Wednesday, November 7, 2012

Thoughts on the election

I don't know if you heard, but Barack Obama has won a second term as President.
There are many reasons to be excited about this, but at the same time there are causes for concern.  Obama swept into office four years ago with promises of change.  He did accomplish at least one major change and that was the establishment of the Affordable Healthcare Act.  But in other regards, change has come slowly, if at all.

Admittedly, much of the resistance has come from the Tea Party and other Republican politicians who automatically said no to any proposal, but that fact is now irrelevant.  Obama needs to double down and stop pointing the finger at Bush who, while he did leave behind a mess, did so more than four years ago and that excuse is no longer valid.  If we expected results from the President before, our expectations are even greater this time around.

Therein will lie part of the challenge.  This was really a razor-thin election in many regards.  The divide between political ideologies is both wide and deep, so much so that I've often mused of the US breaking up into at least two separate nations.  Through their franchise, about 40% of voters chose the opposition over Obama.  Thus far, our President has been fairly humble about that fact, but that will need to remain firmly in his mind over the next four years.  If he is to be truly bipartisan, it will require a truly herculean effort of diplomacy on his part.

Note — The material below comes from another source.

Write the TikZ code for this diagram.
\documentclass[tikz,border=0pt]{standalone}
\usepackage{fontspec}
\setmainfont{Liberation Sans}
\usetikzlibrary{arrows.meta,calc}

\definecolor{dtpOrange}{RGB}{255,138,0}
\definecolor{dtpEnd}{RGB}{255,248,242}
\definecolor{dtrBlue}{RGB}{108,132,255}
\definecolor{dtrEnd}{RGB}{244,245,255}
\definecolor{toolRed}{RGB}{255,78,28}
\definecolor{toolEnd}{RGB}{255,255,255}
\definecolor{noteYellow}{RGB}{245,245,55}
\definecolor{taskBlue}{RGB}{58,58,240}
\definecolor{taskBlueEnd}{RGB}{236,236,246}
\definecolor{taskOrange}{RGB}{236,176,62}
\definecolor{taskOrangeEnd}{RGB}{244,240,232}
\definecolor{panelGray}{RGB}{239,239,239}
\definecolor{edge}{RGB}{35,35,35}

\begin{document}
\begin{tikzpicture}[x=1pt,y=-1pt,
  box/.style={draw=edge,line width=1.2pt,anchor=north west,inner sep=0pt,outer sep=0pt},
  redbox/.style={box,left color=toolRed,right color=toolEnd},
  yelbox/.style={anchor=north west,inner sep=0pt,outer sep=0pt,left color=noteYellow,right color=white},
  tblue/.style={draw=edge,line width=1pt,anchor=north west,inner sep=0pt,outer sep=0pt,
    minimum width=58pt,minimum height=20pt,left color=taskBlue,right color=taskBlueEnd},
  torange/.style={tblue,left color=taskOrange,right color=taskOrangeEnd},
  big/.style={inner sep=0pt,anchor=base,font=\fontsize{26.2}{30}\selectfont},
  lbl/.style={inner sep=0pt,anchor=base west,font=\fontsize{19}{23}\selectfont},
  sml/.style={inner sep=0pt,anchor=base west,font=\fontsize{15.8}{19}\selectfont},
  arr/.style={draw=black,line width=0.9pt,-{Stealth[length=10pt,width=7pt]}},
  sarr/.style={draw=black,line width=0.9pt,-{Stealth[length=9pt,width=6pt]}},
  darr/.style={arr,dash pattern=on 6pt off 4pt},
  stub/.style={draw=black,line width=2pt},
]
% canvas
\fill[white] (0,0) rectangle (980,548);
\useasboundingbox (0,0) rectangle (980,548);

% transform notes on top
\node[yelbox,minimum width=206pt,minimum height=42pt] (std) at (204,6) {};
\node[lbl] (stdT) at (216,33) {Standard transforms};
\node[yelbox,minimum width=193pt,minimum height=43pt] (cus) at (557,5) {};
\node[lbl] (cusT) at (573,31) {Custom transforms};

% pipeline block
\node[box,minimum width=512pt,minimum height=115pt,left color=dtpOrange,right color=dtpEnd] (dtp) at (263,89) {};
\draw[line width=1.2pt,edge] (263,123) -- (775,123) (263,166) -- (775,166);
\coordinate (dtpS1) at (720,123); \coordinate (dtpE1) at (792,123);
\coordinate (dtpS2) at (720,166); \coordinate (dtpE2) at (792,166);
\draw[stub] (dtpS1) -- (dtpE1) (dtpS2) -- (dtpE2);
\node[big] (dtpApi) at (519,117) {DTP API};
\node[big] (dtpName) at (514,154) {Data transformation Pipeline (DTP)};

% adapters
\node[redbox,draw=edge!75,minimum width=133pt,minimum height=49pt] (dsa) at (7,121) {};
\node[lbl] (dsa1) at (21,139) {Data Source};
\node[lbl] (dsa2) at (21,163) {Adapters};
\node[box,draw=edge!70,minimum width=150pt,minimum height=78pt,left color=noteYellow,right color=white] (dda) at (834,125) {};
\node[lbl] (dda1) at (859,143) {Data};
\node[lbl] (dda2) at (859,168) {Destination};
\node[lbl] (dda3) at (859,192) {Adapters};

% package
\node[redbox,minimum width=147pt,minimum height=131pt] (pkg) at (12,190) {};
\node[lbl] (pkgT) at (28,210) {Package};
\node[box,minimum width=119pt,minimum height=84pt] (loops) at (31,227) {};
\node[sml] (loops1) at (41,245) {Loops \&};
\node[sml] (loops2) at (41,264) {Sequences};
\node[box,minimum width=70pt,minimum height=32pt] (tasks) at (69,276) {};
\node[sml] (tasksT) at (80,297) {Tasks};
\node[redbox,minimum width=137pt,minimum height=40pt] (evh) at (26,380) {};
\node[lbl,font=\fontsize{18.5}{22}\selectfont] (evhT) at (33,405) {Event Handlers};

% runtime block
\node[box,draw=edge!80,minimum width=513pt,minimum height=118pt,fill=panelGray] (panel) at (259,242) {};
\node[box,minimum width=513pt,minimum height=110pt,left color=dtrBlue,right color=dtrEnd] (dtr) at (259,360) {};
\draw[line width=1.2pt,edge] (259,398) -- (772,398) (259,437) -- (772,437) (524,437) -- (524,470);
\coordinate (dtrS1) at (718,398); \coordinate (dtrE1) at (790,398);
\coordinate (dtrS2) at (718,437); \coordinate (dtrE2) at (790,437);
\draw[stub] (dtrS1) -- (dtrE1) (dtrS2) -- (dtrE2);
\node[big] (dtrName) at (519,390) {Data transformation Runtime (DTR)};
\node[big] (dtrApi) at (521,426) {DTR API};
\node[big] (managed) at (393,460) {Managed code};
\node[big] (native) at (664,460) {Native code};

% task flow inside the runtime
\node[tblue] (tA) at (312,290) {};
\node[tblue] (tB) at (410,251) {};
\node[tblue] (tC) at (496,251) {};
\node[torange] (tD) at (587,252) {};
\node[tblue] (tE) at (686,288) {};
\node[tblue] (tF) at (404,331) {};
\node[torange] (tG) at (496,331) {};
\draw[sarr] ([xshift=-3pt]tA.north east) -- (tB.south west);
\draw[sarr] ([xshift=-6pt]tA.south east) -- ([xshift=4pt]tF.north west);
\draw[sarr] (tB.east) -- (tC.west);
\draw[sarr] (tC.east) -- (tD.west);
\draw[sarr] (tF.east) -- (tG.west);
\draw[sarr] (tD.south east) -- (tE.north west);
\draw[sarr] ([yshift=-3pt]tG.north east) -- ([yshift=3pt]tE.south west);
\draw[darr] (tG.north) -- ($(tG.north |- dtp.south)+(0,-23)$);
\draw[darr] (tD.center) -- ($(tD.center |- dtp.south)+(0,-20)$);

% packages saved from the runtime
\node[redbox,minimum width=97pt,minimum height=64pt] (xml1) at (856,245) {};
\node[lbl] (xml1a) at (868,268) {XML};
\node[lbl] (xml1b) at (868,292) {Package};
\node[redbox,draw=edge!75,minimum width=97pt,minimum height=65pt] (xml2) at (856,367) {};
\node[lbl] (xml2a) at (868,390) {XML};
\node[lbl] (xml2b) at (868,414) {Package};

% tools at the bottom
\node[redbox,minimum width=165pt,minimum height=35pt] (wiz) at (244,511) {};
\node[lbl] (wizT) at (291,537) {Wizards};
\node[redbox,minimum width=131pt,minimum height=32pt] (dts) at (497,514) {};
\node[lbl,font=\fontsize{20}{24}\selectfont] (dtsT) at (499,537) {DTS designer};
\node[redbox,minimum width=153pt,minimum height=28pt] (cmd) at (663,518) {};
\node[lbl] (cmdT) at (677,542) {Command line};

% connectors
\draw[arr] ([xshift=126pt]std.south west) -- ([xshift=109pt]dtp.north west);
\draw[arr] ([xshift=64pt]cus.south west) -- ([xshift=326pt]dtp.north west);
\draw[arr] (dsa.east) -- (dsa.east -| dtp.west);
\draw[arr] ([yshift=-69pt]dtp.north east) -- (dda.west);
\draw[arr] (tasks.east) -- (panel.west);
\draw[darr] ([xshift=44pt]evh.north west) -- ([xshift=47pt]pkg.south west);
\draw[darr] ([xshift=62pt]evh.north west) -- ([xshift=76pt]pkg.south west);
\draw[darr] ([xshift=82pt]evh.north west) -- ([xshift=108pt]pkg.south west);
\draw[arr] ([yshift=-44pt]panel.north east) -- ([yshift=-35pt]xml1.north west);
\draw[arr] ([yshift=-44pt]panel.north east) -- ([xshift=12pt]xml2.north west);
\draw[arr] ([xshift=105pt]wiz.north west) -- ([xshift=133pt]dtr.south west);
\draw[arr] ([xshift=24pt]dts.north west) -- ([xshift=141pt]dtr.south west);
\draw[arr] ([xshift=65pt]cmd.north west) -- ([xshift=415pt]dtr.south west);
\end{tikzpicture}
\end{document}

That is only if the other side will be receptive.  If Republicans have gleaned anything from the numerous losses they incurred yesterday, I hope one is that "hate doesn't work." The Tea Party has disgraced Republicans by stifling the voices of moderate and intelligent conservatives and replacing them with vitriolic rhetoric of religious self-righteousness, ignorant claims of "socialism," racist allegations of "Muslim," and supposed platforms of "personal responsibility." With the exception of a few elections on the local level, yesterday should demonstrate that the American public just isn't buying that line anymore.  The Tea Party of the aged and the white is quickly losing relevancy and will disappear altogether as their numbers die off from old age.  Republicans will have to embrace youth and diversity if they are to survive.

Truthfully, what exactly did the Republicans offer as their alternative to Obama?  Two guys who scared the bejeepers out of me and when pressed on issues, usually could only answer "we don't like Obama" and offered no solutions of their own...other than to ban abortion and same-sex marriage and to eliminate social service programs.  Additionally, if your party is asked "did the rape guy win?" and you have to answer "which one?" then you are in trouble.  If you are a woman, you really shouldn't support the current incarnation of the GOP.  If you are a man who loves women, you really shouldn't support the current incarnation of the GOP.  If you are a man who loves other men, you really shouldn't...well, you get the idea.

I am excited for another four years of President Obama.  I am hopeful that red and blue can come together and get pink.

"Pink." See, there's that dang "socialism" again.